With no talks scheduled and both sides firmly entrenched, the strike at Vale Inco’s Sudbury operations by the 3,100 members of United Steelworkers Local 6500 seems no closer to being resolved now than when it began, July 13.
Both Vale Inco and the Steelworkers are holding firm, trying to force the other back to the bargaining table.
Rather than staging protests in Toronto and London, England, union officials should spend their time working out a deal, says Cory McPhee, Vale Inco’s vice-president of corporate affairs.
“After four months on strike, it feels like I’m saying the same things over and over, but the truth is we didn’t want a strike,” says McPhee.
“With the nickel price where it is today, we would be profitable. But the fact of the matter is we’re not looking at the price today, a year from now or two years from now, but a long-term future for 20, 30, 40 years and putting the building blocks in place so we’ll be around for that long.”
Similarly, United Steelworkers District 6 president Wayne Fraser argues that Vale Inco should spend their money on its workers rather than its executives and bulking up on private security and lawyers for the strike.
“They say their offer is the same now as it was four months ago and that’s ludicrous,” says Fraser. “We need real negotiation.”
At issue in Vale Inco’s offer is changing the benefit pension plan to a contribution-based plan, something that would be applicable to all new workers. Also, contentiously contained in the offer is a proposed 20 per cent cap to the nickel bonus.
The company’s third-quarter results, which emerged in early November, indicated after-tax profits of $1.7 billion. The Steelworkers say this shows the mining giant’s future is brighter than it claims and the need for concessions is overblown.

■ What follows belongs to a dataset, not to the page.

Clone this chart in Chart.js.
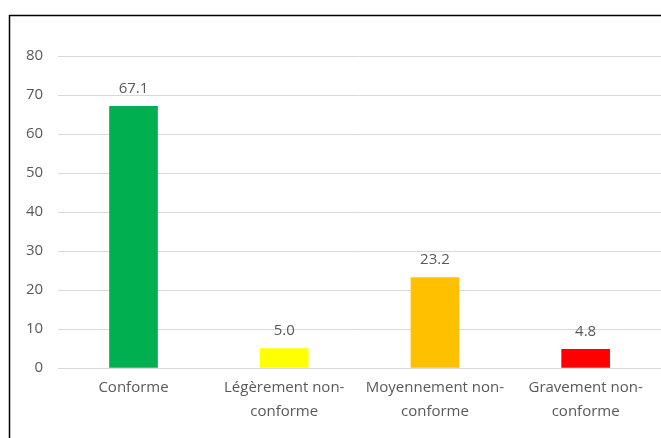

However, McPhee says those profits have largely stemmed from its iron ore division and do not reflect the fiscal reality of the Vale Inco division, which continuously lost money during the previous year. Long-term prospects will require further belt-tightening to remain sustainable, he adds.
The Copper Cliff smelter will require $1.5 billion to meet emissions standards by 2015. Vale Inco will also be forced to dig deeper for ore throughout its operations, increasing costs without increasing production or profits.
In the meantime, Vale Inco has trained 50 members of non-striking Steelworkers Local 2020 and put them alongside “hundreds” of non-unionized staff to operate the Clarabelle Mill and resume some production at the Coleman and Garson Mines. Others are being trained to run the smelter, though no decision has been made as to whether it will be brought back online.
This move, unprecedented in a Sudbury strike, is about providing some revenue to the business, says McPhee.
Fraser disagrees, arguing that it’s about making a statement.
“This is not a financial struggle, but a power struggle,” says Fraser. “It’s about making a culture shift in the Sudbury Basin.”
Since the strike started, the working membership has likely dropped from 3,100 to 2,950, says Fraser, with many taking retirement or walking away rather than deal with the poisonous atmosphere.
Regardless of the disagreements, the strike has created economic ripple effects throughout the North.
Northern Ontario mining service and supply firms are seeing a flattening of demand, and volumes are “significantly” down across the city and the region, according to Dick DeStefano, Sudbury Area Mining Service and Supply Association executive director.
Although employment has stabilized and some companies have taken the down time to rebuild, there’s an average workforce reduction of 25 per cent across the North’s suppliers, says DeStefano. Making use of reduced workweeks, many companies have kept their doors open and there still likely remains 4,000 employed in the service and supply industry through the North, he says.
Other producers in the North have also begun to feel the pinch, such as Xstrata Nickel, which was forced to shut down its copper operations at Timmins’ Kidd Metallurgical Site for 10 weeks this fall, affecting 200. On Nov. 12, FNX Mining announced a third-quarter loss of $58.5 million, attributed in part to production at Sudbury operations being stockpiled as inventory instead of being processed by Vale Inco.
The lengthy strike has begun to draw sharp words from other municipalities. Sault Ste. Marie Mayor John Rowswell wrote an open letter to both sides urging a swift resolution to the conflict. He said the rest of the region “does not appreciate both sides undermining the economy of communities in Northern Ontario.”
Arguing that the public will begin to turn on both parties, Rowswell added “to suggest that the credibility of both sides is being severely eroded is an understatement.”
Those hoping for Sudbury’s dark mining cloud to lighten, however, may see some concern on the horizon, as Xstrata Nickel’s Mine Mill/CAW Local 598 is due for contract talks in February 2010.